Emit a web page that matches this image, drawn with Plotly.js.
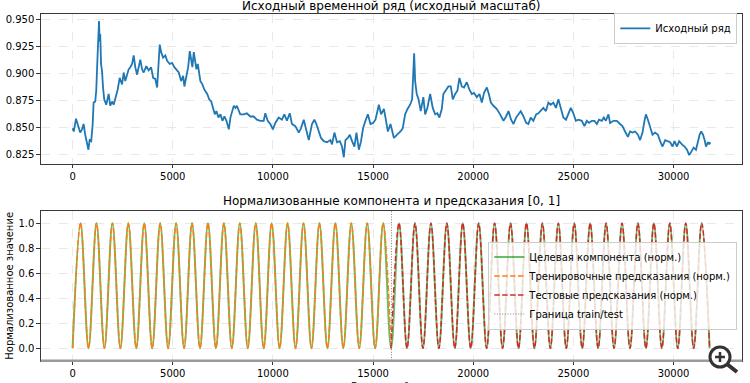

···

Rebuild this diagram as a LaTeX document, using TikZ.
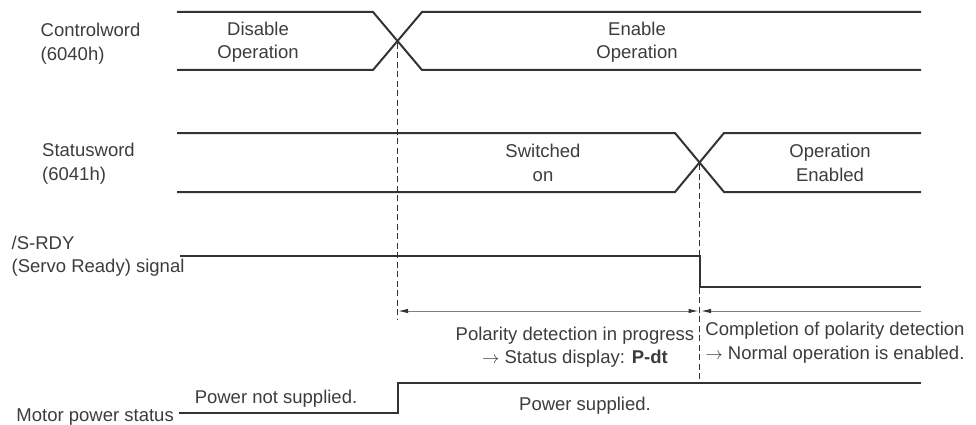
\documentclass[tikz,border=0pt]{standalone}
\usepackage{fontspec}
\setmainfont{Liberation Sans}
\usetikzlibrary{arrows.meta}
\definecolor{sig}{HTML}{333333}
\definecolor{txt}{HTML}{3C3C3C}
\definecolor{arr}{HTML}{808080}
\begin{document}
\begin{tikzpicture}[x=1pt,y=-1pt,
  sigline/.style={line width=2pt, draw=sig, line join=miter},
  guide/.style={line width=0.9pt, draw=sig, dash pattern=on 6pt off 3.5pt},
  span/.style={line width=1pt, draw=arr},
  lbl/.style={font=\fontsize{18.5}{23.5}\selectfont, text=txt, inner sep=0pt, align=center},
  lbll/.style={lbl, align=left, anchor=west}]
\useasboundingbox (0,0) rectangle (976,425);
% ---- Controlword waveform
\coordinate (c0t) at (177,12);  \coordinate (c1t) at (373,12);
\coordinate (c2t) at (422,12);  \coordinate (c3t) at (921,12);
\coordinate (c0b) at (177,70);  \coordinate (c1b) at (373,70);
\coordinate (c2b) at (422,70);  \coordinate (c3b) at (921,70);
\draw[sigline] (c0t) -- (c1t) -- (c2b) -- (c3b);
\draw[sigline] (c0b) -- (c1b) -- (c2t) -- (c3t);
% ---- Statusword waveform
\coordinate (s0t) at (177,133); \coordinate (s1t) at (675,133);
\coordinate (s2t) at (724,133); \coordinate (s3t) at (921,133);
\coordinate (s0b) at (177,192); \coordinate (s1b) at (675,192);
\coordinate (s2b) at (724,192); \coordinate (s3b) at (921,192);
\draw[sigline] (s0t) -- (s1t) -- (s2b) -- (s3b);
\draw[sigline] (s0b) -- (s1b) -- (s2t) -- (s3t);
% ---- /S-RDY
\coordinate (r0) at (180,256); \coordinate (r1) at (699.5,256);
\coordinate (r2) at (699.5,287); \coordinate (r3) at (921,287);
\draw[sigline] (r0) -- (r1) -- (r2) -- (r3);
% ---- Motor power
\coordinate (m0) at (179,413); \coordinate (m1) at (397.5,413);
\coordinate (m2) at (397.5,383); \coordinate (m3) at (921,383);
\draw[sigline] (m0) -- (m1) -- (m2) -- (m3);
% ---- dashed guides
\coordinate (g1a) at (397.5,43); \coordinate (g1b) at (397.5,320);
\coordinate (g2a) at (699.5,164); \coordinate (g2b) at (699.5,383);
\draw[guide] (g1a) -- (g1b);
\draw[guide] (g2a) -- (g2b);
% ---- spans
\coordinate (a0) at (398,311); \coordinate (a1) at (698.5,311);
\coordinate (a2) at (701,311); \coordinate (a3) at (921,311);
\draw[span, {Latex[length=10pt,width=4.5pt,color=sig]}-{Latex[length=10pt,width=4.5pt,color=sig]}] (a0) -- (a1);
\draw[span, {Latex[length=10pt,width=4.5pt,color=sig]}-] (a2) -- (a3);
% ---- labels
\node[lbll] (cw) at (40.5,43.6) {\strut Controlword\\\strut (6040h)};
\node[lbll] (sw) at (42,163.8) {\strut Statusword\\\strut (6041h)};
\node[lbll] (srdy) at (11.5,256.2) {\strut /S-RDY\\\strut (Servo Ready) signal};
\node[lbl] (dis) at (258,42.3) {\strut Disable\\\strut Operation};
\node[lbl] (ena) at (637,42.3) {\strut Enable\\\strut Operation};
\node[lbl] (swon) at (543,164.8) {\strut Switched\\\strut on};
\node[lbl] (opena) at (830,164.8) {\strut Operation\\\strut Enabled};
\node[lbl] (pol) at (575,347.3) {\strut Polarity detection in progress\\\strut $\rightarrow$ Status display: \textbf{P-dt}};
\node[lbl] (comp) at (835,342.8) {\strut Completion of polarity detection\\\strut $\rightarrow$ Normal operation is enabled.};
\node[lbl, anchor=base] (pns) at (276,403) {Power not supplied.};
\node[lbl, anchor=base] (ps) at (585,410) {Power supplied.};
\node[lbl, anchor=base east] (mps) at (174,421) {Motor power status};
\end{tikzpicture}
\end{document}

···

Objective >> How many lines in the listing contain "this"? Answer with the number alone.

Task answer >> 2